Yes you guessed it; I decided to go on a boot camp. A military boot camp no less to be trained in Cornwall by two ex-marines with a group of women who clearly were also demented in some way.
Don't get me wrong I had researched this, I had read the testimonials I had spoken to the company a number of times and they were incredibly honest about what the week would entail so why did the words not translate in my head into the pain I would feel in my body?
On day one having driven to our lovely farm accommodation by the coast we were all quite shy, our polite conversations about why we were there were terminated as we went outside for a fitness test which included lots of running non-stop (not so good, I like the little walking bits in-between the running bits). I had decided not to push myself in the test as I did not want the trainers to assume incorrectly that I showed any promise whatsoever which could lead to them putting me in the advanced or even middle groupings. I know my place and exactly where I wanted to be, right at the back surviving!
When they asked us to get in two teams to push a 12 seater minibus up-a-hill, I laughed out loud. Such cards these boys! The silence that followed confirmed my worst fears they really meant it. Cue end of pushing event two women being sick in the hedges and I'm wondering what on earth I have done?

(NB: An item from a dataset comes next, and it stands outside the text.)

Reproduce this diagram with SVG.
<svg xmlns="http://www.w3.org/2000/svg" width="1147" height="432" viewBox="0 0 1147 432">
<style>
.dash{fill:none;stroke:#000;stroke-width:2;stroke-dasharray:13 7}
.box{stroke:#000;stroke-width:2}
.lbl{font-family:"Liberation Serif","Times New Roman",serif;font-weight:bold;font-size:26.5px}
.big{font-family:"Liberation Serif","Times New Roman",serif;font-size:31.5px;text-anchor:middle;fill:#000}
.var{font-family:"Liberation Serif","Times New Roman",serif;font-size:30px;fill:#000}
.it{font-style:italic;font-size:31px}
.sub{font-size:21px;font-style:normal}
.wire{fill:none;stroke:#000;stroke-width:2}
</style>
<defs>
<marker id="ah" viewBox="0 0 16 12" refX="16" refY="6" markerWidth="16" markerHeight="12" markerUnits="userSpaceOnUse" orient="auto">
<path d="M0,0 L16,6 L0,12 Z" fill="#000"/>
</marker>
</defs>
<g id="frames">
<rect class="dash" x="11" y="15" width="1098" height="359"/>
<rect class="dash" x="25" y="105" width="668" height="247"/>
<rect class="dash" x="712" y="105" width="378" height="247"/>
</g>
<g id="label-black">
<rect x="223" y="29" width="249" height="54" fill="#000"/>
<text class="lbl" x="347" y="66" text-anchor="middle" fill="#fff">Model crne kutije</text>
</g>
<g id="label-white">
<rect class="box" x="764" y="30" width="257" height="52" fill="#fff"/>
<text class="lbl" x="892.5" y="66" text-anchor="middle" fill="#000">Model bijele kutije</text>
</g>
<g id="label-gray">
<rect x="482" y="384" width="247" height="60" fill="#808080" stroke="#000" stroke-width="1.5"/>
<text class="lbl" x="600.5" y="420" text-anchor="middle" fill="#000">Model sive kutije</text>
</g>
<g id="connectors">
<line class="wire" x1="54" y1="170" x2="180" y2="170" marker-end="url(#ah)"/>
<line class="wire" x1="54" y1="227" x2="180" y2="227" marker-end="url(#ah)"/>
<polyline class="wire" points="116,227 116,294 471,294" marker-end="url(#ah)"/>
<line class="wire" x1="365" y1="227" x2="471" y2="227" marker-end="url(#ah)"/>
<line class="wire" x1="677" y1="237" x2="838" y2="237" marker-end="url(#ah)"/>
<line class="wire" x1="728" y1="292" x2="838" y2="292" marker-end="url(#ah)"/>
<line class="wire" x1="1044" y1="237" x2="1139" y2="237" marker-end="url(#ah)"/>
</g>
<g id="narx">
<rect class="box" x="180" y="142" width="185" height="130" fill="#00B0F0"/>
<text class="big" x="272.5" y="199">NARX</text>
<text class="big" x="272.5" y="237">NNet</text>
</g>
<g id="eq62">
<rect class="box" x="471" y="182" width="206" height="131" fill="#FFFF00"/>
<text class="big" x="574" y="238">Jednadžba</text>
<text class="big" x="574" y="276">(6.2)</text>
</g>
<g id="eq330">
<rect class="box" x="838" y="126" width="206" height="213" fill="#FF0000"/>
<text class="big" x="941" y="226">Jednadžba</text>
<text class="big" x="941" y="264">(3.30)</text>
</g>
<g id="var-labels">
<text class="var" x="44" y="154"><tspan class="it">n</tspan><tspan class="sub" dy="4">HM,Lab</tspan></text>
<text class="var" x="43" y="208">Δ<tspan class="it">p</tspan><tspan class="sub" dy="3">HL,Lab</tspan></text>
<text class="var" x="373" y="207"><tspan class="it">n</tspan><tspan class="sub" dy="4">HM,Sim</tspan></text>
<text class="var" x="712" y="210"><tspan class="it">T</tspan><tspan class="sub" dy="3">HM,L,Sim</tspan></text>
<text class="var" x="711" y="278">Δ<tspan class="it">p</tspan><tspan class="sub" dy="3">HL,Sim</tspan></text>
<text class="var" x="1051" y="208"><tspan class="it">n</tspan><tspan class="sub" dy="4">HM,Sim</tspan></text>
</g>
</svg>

Day two and on the hour we undertook a new and punishing activity; either battle training pushing barrels full of water or logs up hills, carrying 10 kilo power packs on our backs and running in the field or boxercise. All of these carried out at a frenetic pace. The result is up to 9 hours of hard exercise a day! The first night as I lay awake contemplating getting in my car and going home till I remembered they had my car keys ( for my safety) I decided that I needed a strategy to survive the full 7 days. And so the Zen boot camp programme was put into place. My little strategy had a few key principles.

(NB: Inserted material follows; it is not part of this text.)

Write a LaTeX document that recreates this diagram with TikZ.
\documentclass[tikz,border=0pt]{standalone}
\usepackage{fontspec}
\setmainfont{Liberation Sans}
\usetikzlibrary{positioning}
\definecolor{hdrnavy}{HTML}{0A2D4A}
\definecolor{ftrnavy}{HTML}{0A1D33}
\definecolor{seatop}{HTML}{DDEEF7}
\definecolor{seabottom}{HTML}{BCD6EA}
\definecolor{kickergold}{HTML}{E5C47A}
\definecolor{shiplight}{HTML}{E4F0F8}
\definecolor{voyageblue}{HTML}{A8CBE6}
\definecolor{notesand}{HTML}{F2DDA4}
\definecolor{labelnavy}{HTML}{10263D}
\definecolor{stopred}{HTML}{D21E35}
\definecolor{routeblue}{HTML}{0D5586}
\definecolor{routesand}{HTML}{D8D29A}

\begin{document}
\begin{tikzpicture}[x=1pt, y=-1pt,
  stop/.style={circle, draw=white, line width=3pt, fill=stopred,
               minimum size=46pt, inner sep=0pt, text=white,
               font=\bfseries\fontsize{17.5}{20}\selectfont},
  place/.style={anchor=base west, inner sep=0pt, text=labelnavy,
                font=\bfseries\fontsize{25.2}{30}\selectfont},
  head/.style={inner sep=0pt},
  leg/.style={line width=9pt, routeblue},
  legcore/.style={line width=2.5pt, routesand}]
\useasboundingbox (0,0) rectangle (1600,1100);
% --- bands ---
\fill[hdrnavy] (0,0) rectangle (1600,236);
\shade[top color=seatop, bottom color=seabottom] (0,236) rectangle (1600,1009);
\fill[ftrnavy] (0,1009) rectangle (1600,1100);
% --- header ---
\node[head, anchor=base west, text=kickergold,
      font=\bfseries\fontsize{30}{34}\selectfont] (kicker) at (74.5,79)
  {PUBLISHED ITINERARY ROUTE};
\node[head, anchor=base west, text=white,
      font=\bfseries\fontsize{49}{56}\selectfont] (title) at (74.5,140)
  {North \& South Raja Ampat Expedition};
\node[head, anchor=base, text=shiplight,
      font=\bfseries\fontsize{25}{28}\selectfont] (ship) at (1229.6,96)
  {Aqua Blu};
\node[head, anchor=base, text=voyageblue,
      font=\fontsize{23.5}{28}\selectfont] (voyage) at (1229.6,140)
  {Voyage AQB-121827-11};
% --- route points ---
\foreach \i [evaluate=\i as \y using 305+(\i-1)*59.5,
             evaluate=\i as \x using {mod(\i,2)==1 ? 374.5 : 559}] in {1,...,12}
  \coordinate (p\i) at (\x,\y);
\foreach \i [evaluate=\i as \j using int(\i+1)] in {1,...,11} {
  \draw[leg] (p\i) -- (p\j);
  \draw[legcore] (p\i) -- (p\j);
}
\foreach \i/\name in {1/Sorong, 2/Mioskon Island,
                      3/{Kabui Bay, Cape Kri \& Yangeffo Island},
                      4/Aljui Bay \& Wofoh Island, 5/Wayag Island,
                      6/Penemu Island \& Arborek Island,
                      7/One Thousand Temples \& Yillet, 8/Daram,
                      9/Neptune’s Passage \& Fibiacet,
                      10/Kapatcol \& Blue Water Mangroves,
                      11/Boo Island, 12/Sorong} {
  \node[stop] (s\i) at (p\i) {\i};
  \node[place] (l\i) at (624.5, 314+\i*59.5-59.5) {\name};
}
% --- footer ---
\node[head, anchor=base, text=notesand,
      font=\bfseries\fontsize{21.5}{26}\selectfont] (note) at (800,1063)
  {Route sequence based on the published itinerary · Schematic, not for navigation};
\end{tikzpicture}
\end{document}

Don't complain; I paid to go on this and the more I complained the weaker I would feel. No negative language but lots of cussing was allowed.
Frame the week in a more positive way when people began to sob and say there are still 6 ******!!! days left I would think there are two less than we started with and in 6 days I'll be home.

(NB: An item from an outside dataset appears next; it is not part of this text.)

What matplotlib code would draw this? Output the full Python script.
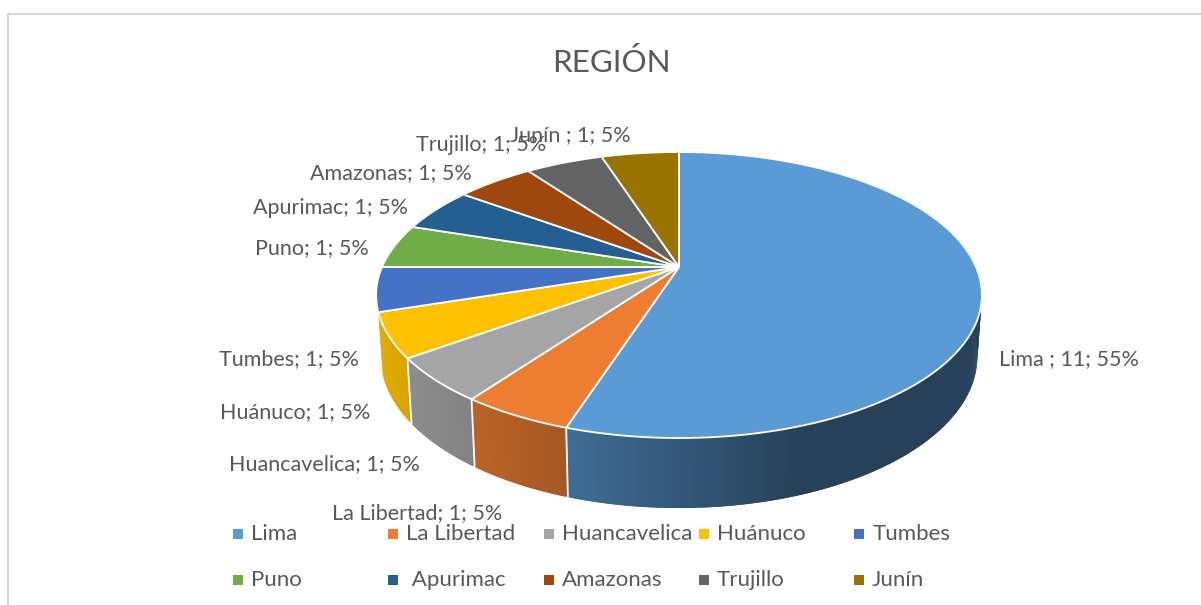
import numpy as np
import matplotlib
matplotlib.use('Agg')
import matplotlib.pyplot as plt

#datos
regiones=['Lima ','La Libertad','Huancavelica','Huánuco','Tumbes','Puno','Apurimac','Amazonas','Trujillo','Junín ']
leyenda=['Lima','La Libertad','Huancavelica','Huánuco','Tumbes','Puno',' Apurimac','Amazonas','Trujillo','Junín']
valores=[11,1,1,1,1,1,1,1,1,1]
colores=['#5B9BD5','#ED7D31','#A5A5A5','#FFC000','#4472C4','#70AD47','#255E91','#9E480E','#636363','#997300']
titulo='REGIÓN'

#posicion de las etiquetas (izquierda, centro vertical) en pixeles
pos_etiquetas=[(999,359),(332,513),(229,464),(220,412),(219,359),(255,248),(253,208),(310,173),(416,145),(510,135)]

#geometria de la tarta en perspectiva
cx=679; cy=267
R=297; S=137.5; k=0.196

def borde(ang):
    #ang en radianes, horario desde arriba
    u=np.sin(ang); v=np.cos(ang)
    w=1+k*v
    return cx+R*u/w, cy-S*v/w

def borde_inf(ang):
    x,y=borde(ang)
    prof=60+(y-cy)/171*10
    return cx+0.985*(x-cx), y+prof

def sombra(x):
    return np.interp(x,[380,567,800],[0.88,0.70,0.42])

fig=plt.figure(figsize=(12.01,6.05),dpi=100)
ax=fig.add_axes([0,0,1,1])
ax.set_xlim(0,1201); ax.set_ylim(605,0)
ax.axis('off')

plt.rcParams['font.family']=['Lato','DejaVu Sans']

#marco del grafico
ax.plot([8,8,1201],[605,14,14],color='#D9D9D9',lw=1.5)

ax.text(611,62,titulo,ha='center',va='center',fontsize=22.6,color='#595959')

total=sum(valores)
limites=2*np.pi*np.cumsum([0]+valores)/total

#cara lateral (solo la parte delantera se ve)
a_min=np.radians(64); a_max=limites[4]
for i in range(len(valores)):
    a0=max(limites[i],a_min); a1=min(limites[i+1],a_max)
    if a1<=a0:
        continue
    t=np.linspace(a0,a1,max(int((a1-a0)*120),3))
    base=np.array(matplotlib.colors.to_rgb(colores[i]))
    #cada tira pisa a la siguiente para que no queden rayas
    for j in range(len(t)-1):
        fin=min(j+2,len(t)-1)
        x0,y0=borde(t[j]); x1,y1=borde(t[fin])
        x2,y2=borde_inf(t[fin]); x3,y3=borde_inf(t[j])
        c=base*sombra((x0+x1)/2)
        ax.fill([x0,x1,x2,x3],[y0,y1,y2,y3],color=c,lw=0,zorder=2)
    #separacion blanca entre porciones
    if limites[i+1]<a_max:
        x0,y0=borde(limites[i+1]); x1,y1=borde_inf(limites[i+1])
        ax.plot([x0,x1],[y0,y1],color='white',lw=1.3,zorder=3)

#cara superior
for i in range(len(valores)):
    t=np.linspace(limites[i],limites[i+1],int((limites[i+1]-limites[i])*60)+2)
    x,y=borde(t)
    ax.fill(np.r_[cx,x],np.r_[cy,y],facecolor=colores[i],edgecolor='white',lw=1.3,zorder=4)

#etiquetas
for i in range(len(valores)):
    pct=round(100*valores[i]/total)
    ax.text(pos_etiquetas[i][0],pos_etiquetas[i][1],f'{regiones[i]}; {valores[i]}; {pct}%',
            ha='left',va='center',fontsize=15.5,color='#595959',zorder=6)

#leyenda
for i in range(len(leyenda)):
    fila=i//5; col=i%5
    xl=238+155.3*col; yl=534+46*fila
    ax.scatter([xl],[yl],marker='s',s=48,color=colores[i],zorder=6,linewidths=0)
    ax.text(xl+13,yl,leyenda[i],ha='left',va='center',fontsize=16,color='#595959',zorder=6)

fig.savefig('out.png',dpi=100)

Break each section down into manageable chunks, each hour was broken down in my head into 15 minute slots and that's all I thought about getting through at a time.
Make the solution scalable, when faced with a 7 hour hike up huge hills I used the strategy again sharing it with the girls at the back who had formed into a community of likeminded survivalists supporting each other all the way. We refused to look up at the biggest hills just the 10 feet in front of us and instituted the 20 step programme which was as it says on the tin take 20 steps breathe like a maniac and take 20 more, repeat, repeat repeat.
These tactics allowed us to get though days when one person went home another got taken to hospital and 9 of the overall group experienced injuries.
So come the last day when the girls and I were struggling to finish the last few miles of the 7 hour hike from hell, where did the little bubble of pleasure come from?. The little bubble that grew and grew as each hour passed and each hill was vanquished. It grew till we saw the road signs to the farm and grasped the fact that we had done it. In our little underachieving group we had actually done it, not only survived but managed the week with a little grace good humour and a lot of potty mouth talk. I learnt a lot at boot camp,
The fastest and fittest don't always go the distance.
That working with a team that collaborates makes the hills less steep.
That we all excel at something unexpected ( I am great at high wire walking; where the hell did that come from?).
The pleasure of achievement is only real if the journey has been really tough and results fought for. Cow poo washes off, but the pride I have in what we did will never leave me.